The narrative foundation is Matthew 21:1-11's account of the triumphal entry, filtered through Zechariah 9:9's prophecy: 'Rejoice greatly, Daughter Zion! Shout, Daughter Jerusalem! See, your king comes to you, righteous and victorious, lowly and riding on a donkey, on a colt, the foal of a donkey.' Matthew explicitly quotes this verse to explain what Jesus is doing - entering Jerusalem in the posture of the prophesied Davidic king, on the humble animal Zechariah specified, in deliberate fulfillment of the prophetic script.
But Milman's hymn from its opening lines looks beyond the jubilation to its consequences. 'Ride on! Ride on in majesty! Hark, all the tribes hosanna cry; thy humble beast pursues his road with palms and scattered garments strowed.' The 'all the tribes' of the first stanza echo Zechariah's cry but also anticipate the crowd that would cry 'Crucify!' before the week was out - the same city, the same people, a different shout.

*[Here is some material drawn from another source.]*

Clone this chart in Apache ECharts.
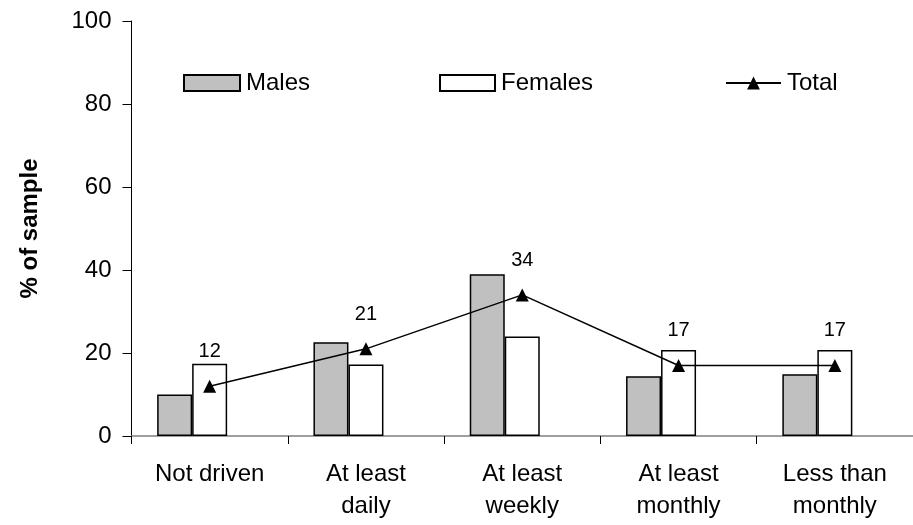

The second stanza introduces the watching 'band of angels' - a detail not in the Gospel accounts but drawn from the apocalyptic horizon of the Passion narratives, particularly the angelic host of Matthew 26:53 that Jesus declines to call. These angels watch the entry and see through it to the cross: 'Ride on! Ride on in majesty! In lowly pomp ride on to die.' That phrase - 'lowly pomp' - is among the finest theological oxymorons in English hymnody, capturing the paradox of a royal processional that is simultaneously a walk to execution.
Luke 19:38 provides the disciples' version of the Palm Sunday cry: 'Blessed is the king who comes in the name of the Lord! Peace in heaven and glory in the highest!' The echo of the Gloria in excelsis Deo - the angels' Christmas song - in the disciples' Hosanna creates a pattern: birth and triumphal entry both receive the same acclamation, both are misunderstood by their witnesses, both are on the way to the cross.
The final stanza is the hymn's most daring, addressing the moment of crucifixion directly: 'Ride on! Ride on in majesty! In lowly pomp ride on to die; bow thy meek head to mortal pain, then take, O God, thy power, and reign.' The instruction to 'bow thy meek head to mortal pain' follows immediately on the command to 'ride on,' making the crucifixion itself the continuation of the triumphal entry rather than its interruption. Milman understood what John's Gospel makes explicit - that the cross is not Jesus's defeat but his exaltation, his enthronement, his hour of glory.
No other Palm Sunday hymn in the English language carries this weight of tragic irony combined with theological depth. Milman's poem became the Palm Sunday anthem of Anglican worship, its distinctive combination of celebration and foreknowledge giving it a power that simpler hosanna hymns cannot match.